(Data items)
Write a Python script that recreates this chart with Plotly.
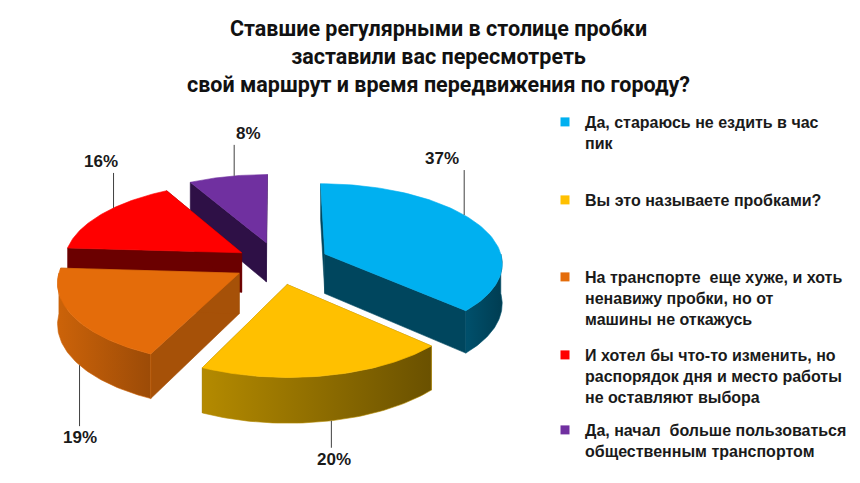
import numpy as np
import plotly.graph_objects as go

# ── data ──────────────────────────────────────────────────────────────────────
TITLE_LINES = [
    "Ставшие регулярными в столице пробки",
    "заставили вас пересмотреть",
    "свой маршрут и время передвижения по городу?",
]
CATEGORIES = [
    "Да, стараюсь не ездить в час<br>пик",
    "Вы это называете пробками?",
    "На транспорте  еще хуже, и хоть<br>ненавижу пробки, но от<br>машины не откажусь",
    "И хотел бы что-то изменить, но<br>распорядок дня и место работы<br>не оставляют выбора",
    "Да, начал  больше пользоваться<br>общественным транспортом",
]
SHARES = [37, 20, 19, 16, 8]

# ── style ─────────────────────────────────────────────────────────────────────
C_TOP  = ["#00b0f0", "#ffc000", "#e46c0a", "#ff0000", "#7030a0"]
C_WALL = ["#00465e", "#8c6b00", "#a65108", "#6b0000", "#2e1046"]
C_RIM  = [("#00506c", "#003d52"), ("#b48a00", "#6a5100"), ("#cc6309", "#9c4b07"),
          ("#7a0000", "#580000"), ("#38154f", "#2a0e3e")]
PULL     = [0.29, 0.27, 0.25, 0.245, 0.27]
LBL_FRAC = [0.435, 0.48, 0.44, 0.60, 0.58]  # where on the rim the leader starts
LBL_LEN  = [-45, 27, 61, -35, -31]          # <0 up from top face, >0 down from base
LBL_DX   = [-22, 3, 0, -13, 14]
LEG_Y    = [97, 175, 252, 330, 405]         # px from top of each legend item

W, H = 860, 483
CX, CY = 270, 255
RX, RY = 178, 79
DEPTH = 40
PERSP = 0.10
FONT = "Liberation Sans"


def project(u, v, drop=0.0):
    p = 1.0 / (1.0 + PERSP * v)
    return CX + RX * u * p, CY - RY * v * p + DEPTH * p * drop


def rim(au, av, th, drop=0.0):
    return project(au + np.sin(th), av + np.cos(th), drop)


def poly(fig, xs, ys, color, grad=None):
    kw = dict(fill="toself", fillcolor=color)
    if grad:
        kw = dict(fill="toself",
                  fillgradient=dict(type="horizontal",
                                    colorscale=[[0, grad[0]], [1, grad[1]]]))
    fig.add_trace(go.Scatter(
        x=list(xs), y=list(ys), mode="lines",
        line=dict(color=color, width=0.6),
        hoverinfo="skip", showlegend=False, **kw,
    ))


fig = go.Figure()

total = float(sum(SHARES))
edges = np.concatenate([[0], np.cumsum(SHARES)]) / total * 2 * np.pi
mids = (edges[:-1] + edges[1:]) / 2

# far slices first
order = sorted(range(len(SHARES)), key=lambda i: -np.cos(mids[i]))

for i in order:
    t1, t2, m = edges[i], edges[i + 1], mids[i]
    au, av = PULL[i] * np.sin(m), PULL[i] * np.cos(m)
    ax, ay = project(au, av)
    bx, by = project(au, av, 1.0)

    # radial walls
    for th in (t1, t2):
        rx0, ry0 = rim(au, av, th)
        rx1, ry1 = rim(au, av, th, 1.0)
        poly(fig, [ax, rx0, rx1, bx, ax], [ay, ry0, ry1, by, ay], C_WALL[i])

    # outer wall, front half only
    lo, hi = max(t1, np.pi / 2), min(t2, 1.5 * np.pi)
    if hi > lo:
        ts = np.linspace(lo, hi, 60)
        xt, yt = rim(au, av, ts)
        xb, yb = rim(au, av, ts[::-1], 1.0)
        poly(fig, np.concatenate([xt, xb, xt[:1]]), np.concatenate([yt, yb, yt[:1]]),
             C_RIM[i][0], grad=C_RIM[i])

    # top face
    ts = np.linspace(t1, t2, 80)
    xt, yt = rim(au, av, ts)
    poly(fig, np.concatenate([[ax], xt, [ax]]), np.concatenate([[ay], yt, [ay]]), C_TOP[i])

# leader lines and labels
for i, s in enumerate(SHARES):
    t1, t2, m = edges[i], edges[i + 1], mids[i]
    au, av = PULL[i] * np.sin(m), PULL[i] * np.cos(m)
    th = t1 + LBL_FRAC[i] * (t2 - t1)
    up = LBL_LEN[i] < 0
    x0, y0 = rim(au, av, th, 0.0 if up else 1.0)
    y1 = y0 + LBL_LEN[i]
    fig.add_trace(go.Scatter(
        x=[x0, x0], y=[y0, y1], mode="lines",
        line=dict(color="#404040", width=1),
        hoverinfo="skip", showlegend=False,
    ))
    fig.add_annotation(
        x=x0 + LBL_DX[i], y=y1, text=f"<b>{s}%</b>", showarrow=False,
        xanchor="center", yanchor="bottom" if up else "top",
        font=dict(family=FONT, size=17, color="#1a1a1a"),
    )

# title as a paper annotation so its three lines sit where the original has them
fig.add_annotation(
    xref="paper", yref="paper", x=0.5, y=1 - 6 / H,
    xanchor="center", yanchor="top", align="center", showarrow=False,
    text="<b>" + "<br>".join(TITLE_LINES) + "</b>",
    font=dict(family="Roboto", size=21.5, color="#111111"),
)

# legend: one small legend per item so they can be spaced like the original
leg_keys = ["legend"] + [f"legend{k}" for k in range(2, len(CATEGORIES) + 1)]
for i, name in enumerate(CATEGORIES):
    fig.add_trace(go.Scatter(
        x=[None], y=[None], mode="markers",
        marker=dict(symbol="square", size=9, color=C_TOP[i]),
        name=f"<b>{name}</b>", legend=leg_keys[i], showlegend=True,
    ))

legends = {}
for i, key in enumerate(leg_keys):
    legends[key] = dict(
        x=537 / W, y=1 - LEG_Y[i] / H, xanchor="left", yanchor="top",
        valign="top", bgcolor="rgba(0,0,0,0)", borderwidth=0,
        font=dict(family=FONT, size=16, color="#1a1a1a"),
        itemclick=False, itemdoubleclick=False,
    )

fig.update_layout(
    width=W, height=H,
    margin=dict(l=0, r=0, t=0, b=0, pad=0),
    paper_bgcolor="white", plot_bgcolor="white",
    xaxis=dict(range=[0, W], visible=False, fixedrange=True),
    yaxis=dict(range=[H, 0], visible=False, fixedrange=True),
    **legends,
)

fig.write_html("out.html")
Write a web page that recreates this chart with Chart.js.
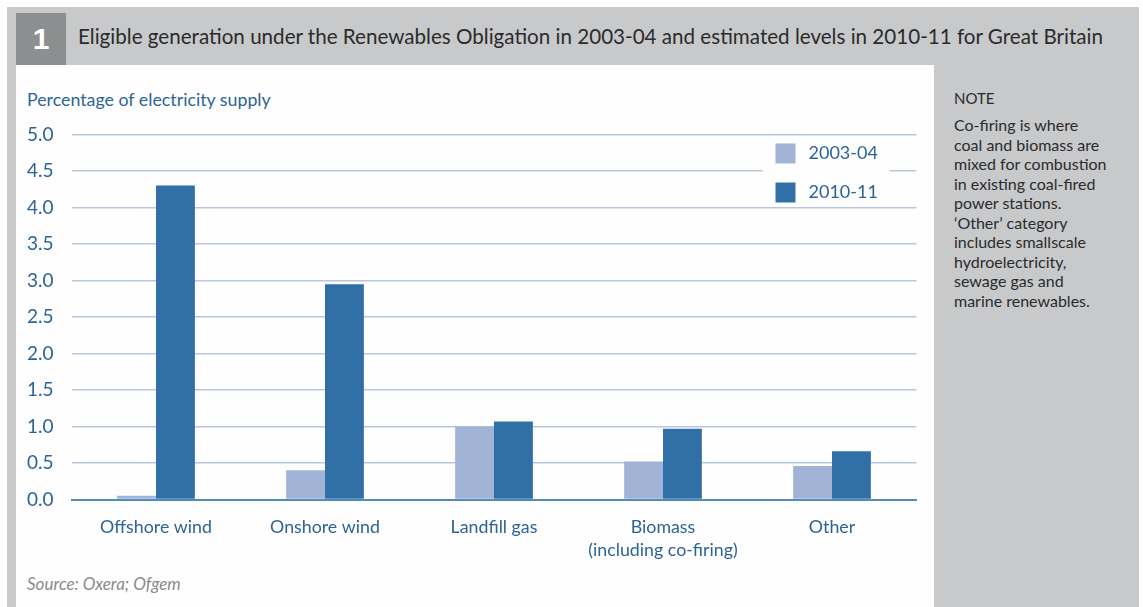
<!DOCTYPE html>
<html>
<head>
<meta charset="utf-8">
<script src="https://cdn.jsdelivr.net/npm/chart.js@4.4.1/dist/chart.umd.min.js"></script>
<style>
  html, body { margin: 0; padding: 0; background: #fefefe; }
  body { width: 1143px; height: 607px; position: relative; overflow: hidden; font-family: "Lato", "Liberation Sans", sans-serif; }
  .band { position: absolute; background: #c8c9cb; }
  #numBox { position: absolute; left: 16px; top: 13px; width: 50px; height: 52px; background: #8d8e90;
            color: #fff; font: bold 30px "Liberation Sans", sans-serif; text-align: center; line-height: 52px; }
  #title { position: absolute; left: 78px; top: 24px; font-size: 20.6px; color: #2b2b2b; white-space: nowrap; }
  #yTitle { position: absolute; left: 27px; top: 88px; font-size: 17.8px; color: #2d6497; white-space: nowrap; }
  #source { position: absolute; left: 27px; top: 573px; font-size: 17px; font-style: italic; color: #8a8a8a; }
  #noteHead { position: absolute; left: 954px; top: 89px; font-size: 15px; color: #2b2b2b; }
  #noteText { position: absolute; left: 954px; top: 115px; font-size: 16px; line-height: 19.5px; color: #2b2b2b; white-space: nowrap; }
  #wrap { position: absolute; left: 0; top: 0; width: 1143px; height: 607px; }
</style>
</head>
<body>
<div class="band" style="left:7px; top:7px; width:1132px; height:58px;"></div>
<div class="band" style="left:7px; top:65px; width:9px; height:542px;"></div>
<div class="band" style="left:934px; top:65px; width:205px; height:542px;"></div>
<div id="numBox">1</div>
<div id="title">Eligible generation under the Renewables Obligation in 2003-04 and estimated levels in 2010-11 for Great Britain</div>
<div id="yTitle">Percentage of electricity supply</div>
<div id="source">Source: Oxera; Ofgem</div>
<div id="noteHead">NOTE</div>
<div id="noteText">Co-firing is where<br>coal and biomass are<br>mixed for combustion<br>in existing coal-fired<br>power stations.<br>‘Other’ category<br>includes smallscale<br>hydroelectricity,<br>sewage gas and<br>marine renewables.</div>
<div id="wrap"><canvas id="chart"></canvas></div>

<script>
  // Categorías y valores (% del suministro eléctrico)
  const categories = ["Offshore wind", "Onshore wind", "Landfill gas", ["Biomass", "(including co-firing)"], "Other"];
  const seriesNames = ["2003-04", "2010-11"];
  const values2003 = [0.05, 0.40, 1.00, 0.52, 0.46];
  const values2010 = [4.30, 2.95, 1.07, 0.97, 0.66];
  const yTicks = [0, 0.5, 1, 1.5, 2, 2.5, 3, 3.5, 4, 4.5, 5];

  const lightBlue = "#a1b4d6";
  const darkBlue = "#3170a6";
  const textBlue = "#2d6497";
  const font = "Lato, 'Liberation Sans', sans-serif";

  // Leyenda dentro del área del gráfico, con fondo blanco
  const insideLegend = {
    id: "insideLegend",
    afterDatasetsDraw(chart) {
      const ctx = chart.ctx;
      const area = chart.chartArea;
      const x0 = area.right - 154;
      const y0 = area.top + 6;
      ctx.save();
      ctx.fillStyle = "#fefefe";
      ctx.fillRect(x0, y0, 127, 66);
      chart.data.datasets.forEach((ds, i) => {
        const y = y0 + 3 + i * 39;
        ctx.fillStyle = ds.backgroundColor;
        ctx.fillRect(x0 + 13, y, 20, 20);
        ctx.fillStyle = textBlue;
        ctx.font = "18px " + font;
        ctx.textBaseline = "middle";
        ctx.fillText(ds.label, x0 + 46, y + 10);
      });
      ctx.restore();
    }
  };

  new Chart(document.getElementById("chart").getContext("2d"), {
    type: "bar",
    data: {
      labels: categories,
      datasets: [
        { label: seriesNames[0], data: values2003, backgroundColor: lightBlue },
        { label: seriesNames[1], data: values2010, backgroundColor: darkBlue }
      ]
    },
    options: {
      responsive: true,
      maintainAspectRatio: false,
      animation: false,
      layout: { padding: { left: 27, right: 226.5, top: 134.5, bottom: 47.5 } },
      datasets: { bar: { categoryPercentage: 0.46, barPercentage: 1.0 } },
      plugins: { legend: { display: false }, tooltip: { enabled: false } },
      scales: {
        x: {
          afterFit(scale) { scale.height = 60; },
          grid: { display: false, drawTicks: false },
          border: { display: true, color: "#4f8dc0", width: 2 },
          ticks: { color: textBlue, padding: 16, maxRotation: 0, font: { family: font, size: 17.8, lineHeight: 1.3 } }
        },
        y: {
          min: 0,
          max: 5,
          afterFit(scale) { scale.width = 44.5; },
          afterBuildTicks(scale) { scale.ticks = yTicks.map(v => ({ value: v })); },
          grid: { color: "#b7c6e2", lineWidth: 1.5, drawTicks: false },
          border: { display: false },
          ticks: {
            color: textBlue,
            crossAlign: "far",
            font: { family: font, size: 19 },
            callback: v => v.toFixed(1)
          }
        }
      }
    },
    plugins: [insideLegend]
  });
</script>
</body>
</html>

Your task:
Leave out any pictures and return exactly the lines from the beginning of the data through the line with "SHARES = [37, 20, 19, 16, 8]", inclusive.

Solution:
Write a Python script that recreates this chart with Plotly.
import numpy as np
import plotly.graph_objects as go

# ── data ──────────────────────────────────────────────────────────────────────
TITLE_LINES = [
    "Ставшие регулярными в столице пробки",
    "заставили вас пересмотреть",
    "свой маршрут и время передвижения по городу?",
]
CATEGORIES = [
    "Да, стараюсь не ездить в час<br>пик",
    "Вы это называете пробками?",
    "На транспорте  еще хуже, и хоть<br>ненавижу пробки, но от<br>машины не откажусь",
    "И хотел бы что-то изменить, но<br>распорядок дня и место работы<br>не оставляют выбора",
    "Да, начал  больше пользоваться<br>общественным транспортом",
]
SHARES = [37, 20, 19, 16, 8]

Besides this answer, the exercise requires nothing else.